Sono molto grato a Makoto Kimata, perché ha creduto in me sentendo semplicemente la mia musica ed il mio modo di suonare. E se mi ha scelto tra tanti, penso che lo abbia fatto non per quante note riesco a fare in una battuta, ma perché ha sentito una personalità diversa, una visione particolare, un qualcosa da dire. La musica è l’espressione dell’ anima, non delle dita. Poi può piacere e non può piacere.

Quali sono le tue influenze musicali, fra compositori, musicisti, etc?

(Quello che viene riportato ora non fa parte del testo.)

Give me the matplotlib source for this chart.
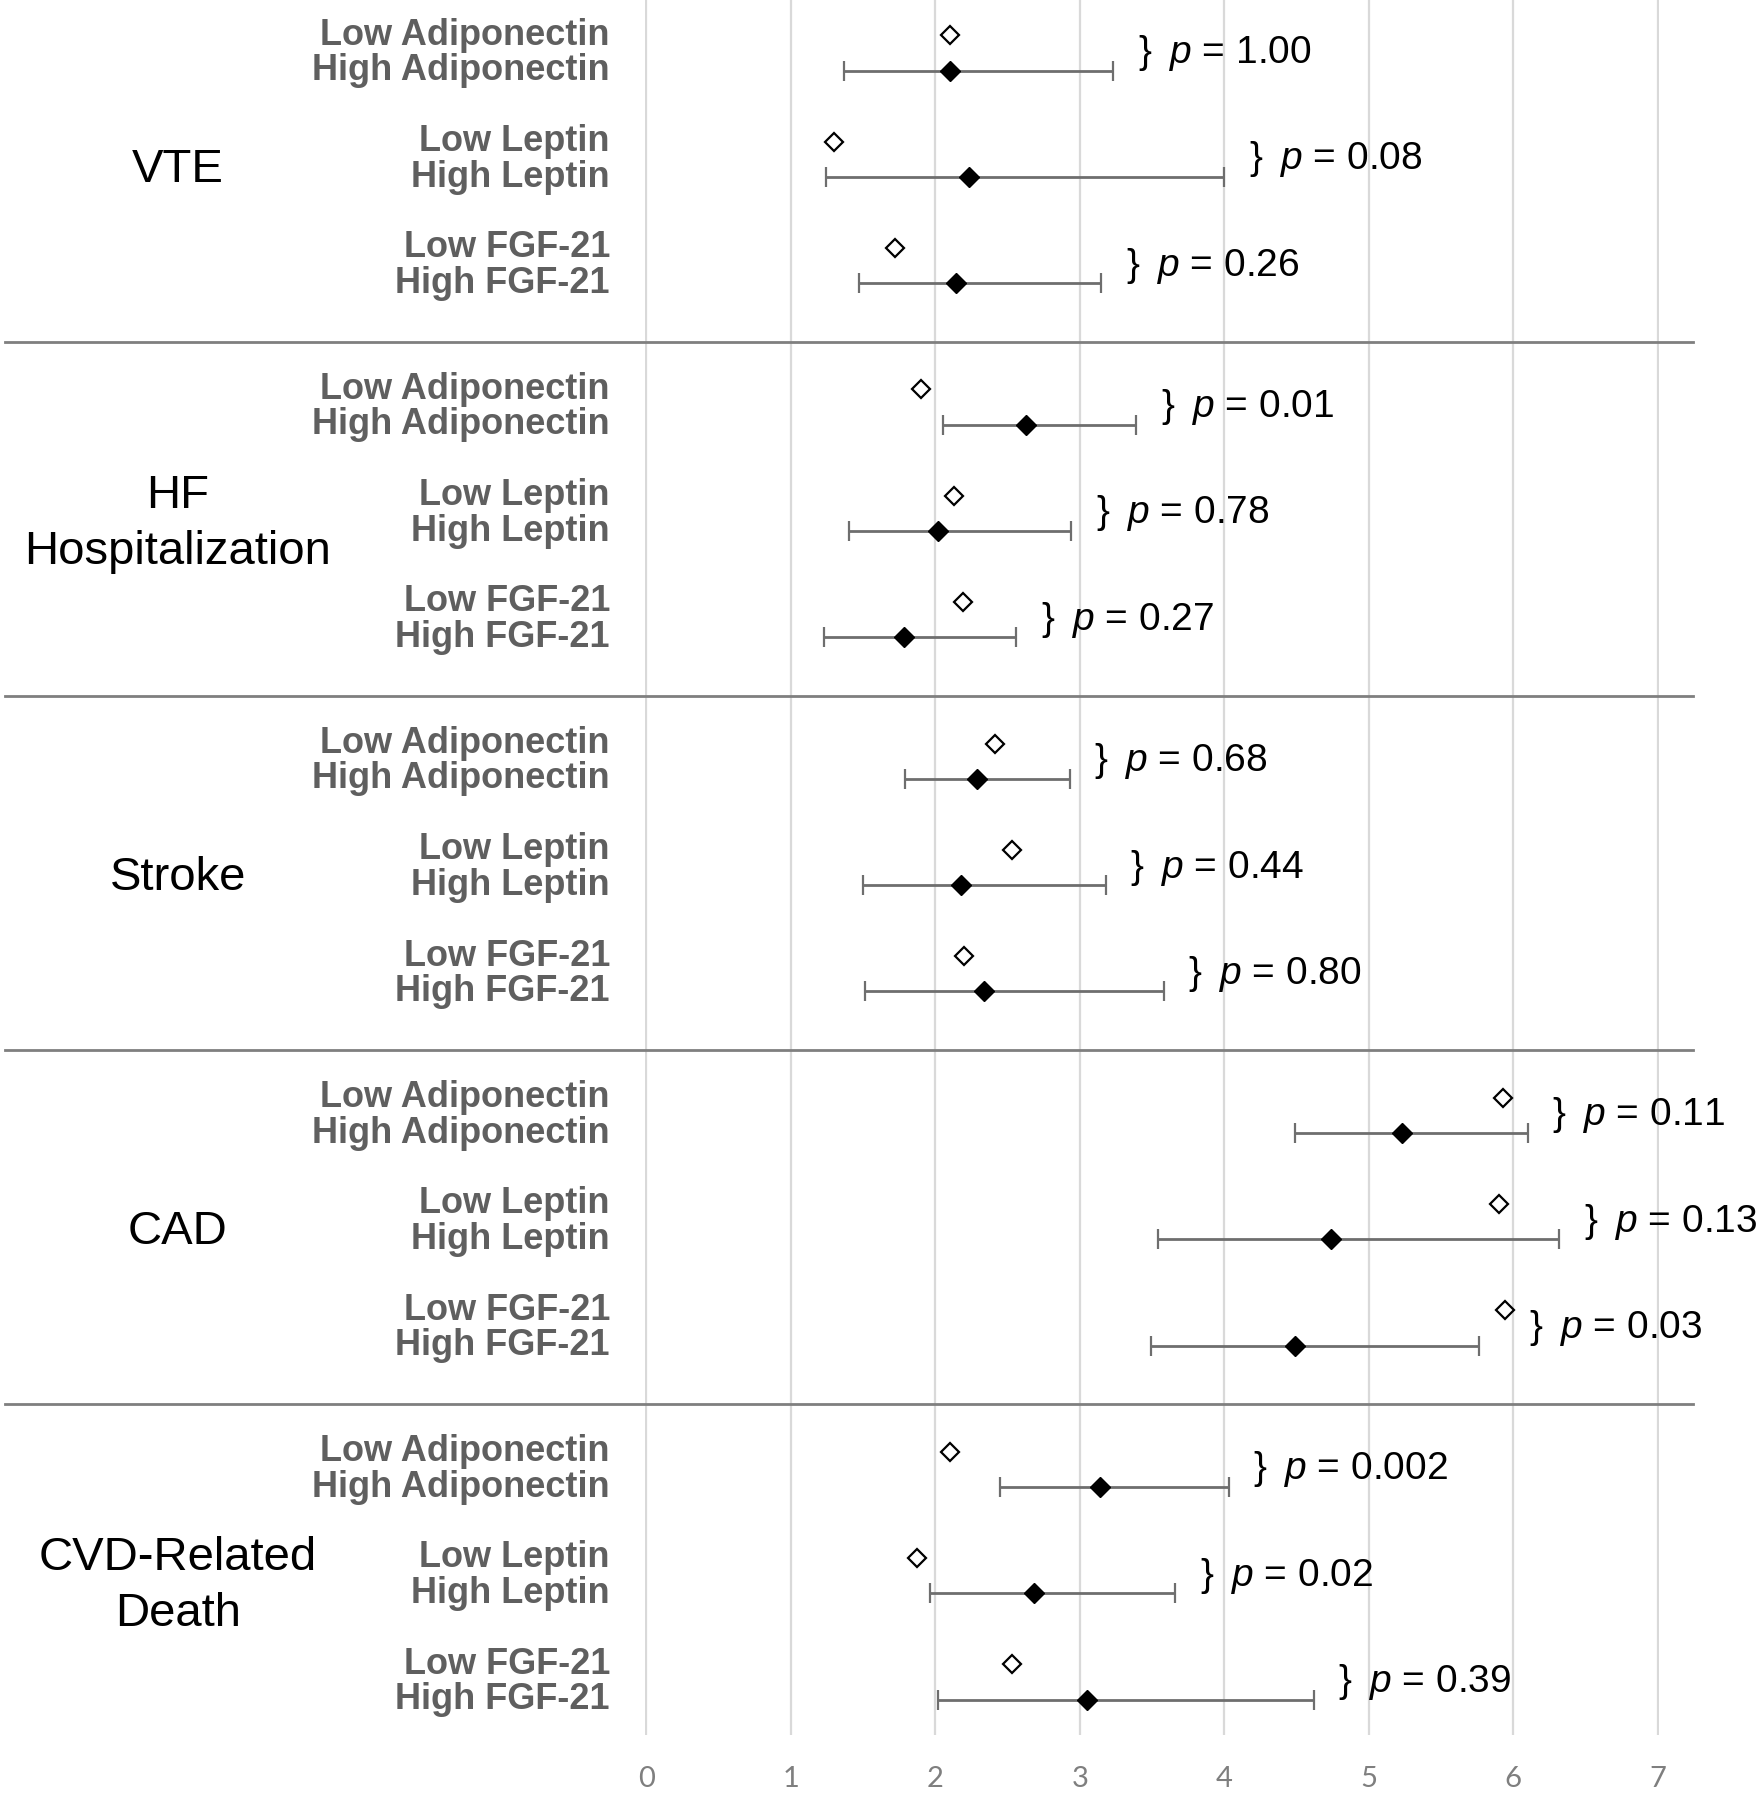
import numpy as np
import matplotlib
matplotlib.use('Agg')
import matplotlib.pyplot as plt
from matplotlib.transforms import blended_transform_factory

plt.rcParams['font.family'] = ['Liberation Sans', 'DejaVu Sans']
plt.rcParams['mathtext.fontset'] = 'custom'
plt.rcParams['mathtext.it'] = 'Liberation Sans:italic'
plt.rcParams['mathtext.rm'] = 'Liberation Sans'

# outcomes and biomarkers
outcomes = ['VTE', 'HF\nHospitalization', 'Stroke', 'CAD', 'CVD-Related\nDeath']
biomarkers = ['Adiponectin', 'Leptin', 'FGF-21']

# values per outcome, in biomarker order (Adiponectin, Leptin, FGF-21)
low_vals = [[2.10, 1.30, 1.72],
            [1.90, 2.13, 2.19],
            [2.41, 2.53, 2.20],
            [5.93, 5.90, 5.94],
            [2.10, 1.87, 2.53]]
high_vals = [[2.10, 2.23, 2.14],
             [2.63, 2.02, 1.78],
             [2.29, 2.18, 2.34],
             [5.23, 4.74, 4.49],
             [3.14, 2.68, 3.05]]
ci_low = [[1.37, 1.24, 1.47],
          [2.05, 1.40, 1.23],
          [1.79, 1.50, 1.51],
          [4.49, 3.54, 3.49],
          [2.45, 1.96, 2.02]]
ci_high = [[3.23, 4.00, 3.15],
           [3.39, 2.94, 2.56],
           [2.93, 3.18, 3.58],
           [6.10, 6.32, 5.76],
           [4.03, 3.66, 4.62]]
p_vals = [['1.00', '0.08', '0.26'],
          ['0.01', '0.78', '0.27'],
          ['0.68', '0.44', '0.80'],
          ['0.11', '0.13', '0.03'],
          ['0.002', '0.02', '0.39']]

label_color = '#5f5f5f'

fig = plt.figure(figsize=(17.65, 18), dpi=100)
ax = fig.add_axes([0.3654, 0.0361, 0.5746, 0.9639])
trans = blended_transform_factory(fig.transFigure, ax.transData)

for g, outcome in enumerate(outcomes):
    base = 10 * g
    low_y = base + 3 * np.arange(3)
    high_y = low_y + 1
    lo = np.array(low_vals[g])
    hi = np.array(high_vals[g])
    cl = np.array(ci_low[g])
    ch = np.array(ci_high[g])

    ax.errorbar(hi, high_y, xerr=[hi - cl, ch - hi], fmt='none',
                ecolor='#6e6e6e', elinewidth=2, capsize=7, capthick=1.6, zorder=3)
    ax.plot(hi, high_y, 'D', color='black', ms=10.5, zorder=4)
    ax.plot(lo, low_y, 'D', mfc='white', mec='black', ms=9.5, mew=1.6, zorder=4)

    for m, name in enumerate(biomarkers):
        ax.text(0.3456, low_y[m], f'Low {name}', transform=trans, ha='right',
                va='center', fontsize=26, fontweight='bold', color=label_color)
        ax.text(0.3456, high_y[m], f'High {name}', transform=trans, ha='right',
                va='center', fontsize=26, fontweight='bold', color=label_color)
        xp = max(ch[m], lo[m]) + 0.17
        ax.text(xp, low_y[m] + 0.5, '}\u2009 $p$ = ' + p_vals[g][m], ha='left',
                va='center', fontsize=28, color='black', clip_on=False)

    ax.text(0.1008, base + 3.8, outcome, transform=trans, ha='center',
            va='center', fontsize=34, color='black', linespacing=1.35)

    if g < len(outcomes) - 1:
        ax.plot([0.003, 0.959], [base + 8.65, base + 8.65], transform=trans,
                color='#7f7f7f', lw=2, clip_on=False)

ax.set_xlim(-0.01, 7.01)
ax.set_ylim(48, -1)
ax.set_xticks(range(8))
ax.set_yticks([])
ax.grid(axis='x', color='#d9d9d9', lw=1.6)
ax.set_axisbelow(True)
for s in ax.spines.values():
    s.set_visible(False)
ax.tick_params(axis='x', length=0, pad=22, labelsize=21, labelcolor='#7f7f7f')
for lbl in ax.get_xticklabels():
    lbl.set_family(['Lato', 'DejaVu Sans'])

fig.savefig('out.png', dpi=100)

Ho sempre cercato di ascoltare tanta musica e vari generi, e questo alla fine è stato un vantaggio. Anche il Funky, il Blues, il Soul, la Disco music, la classica. Non mi sono mai fossilizzato sul Jazz, e anche oggi quando suono non penso a suonare Jazz, suono e basta. Suono quello che mi salta fuori al momento, sennò che improvvisazione è?? Però ho un grande rispetto per la composizione e per gli arrangiamenti, là dove non c’è improvvisazione.
I pianisti che amo sono tanti, ma più di tutti Bill Evans, la passione, Oscar Peterson, l’energia, Monk, il mistero e Horace Silver, il divertimento. I compositori: Jobim, Cole Porter e Billy Strayhorn.

Cosa ti affascina del Jazz?

Il Jazz è la musica più bella del mondo. Non è mai uguale a sé stessa, vive sempre delle emozioni del momento e per venire bene ha bisogno di un profondo scambio emotivo tra gli individui. Così come la vita.
Grazie mille per le tante domande, e scusa per quelle un pò ripetitive. Adoro l’Italia, non ci sono ancora venuto ma i miei amici dicono che quasi tutti i posti sono belli. E poi amo moltissimo la vostra cucina!
Grazie di nuovo, arrivederci e tante buone cose.

Grazie a te, e spero che verrai presto ad assaggiare la nostra cucina!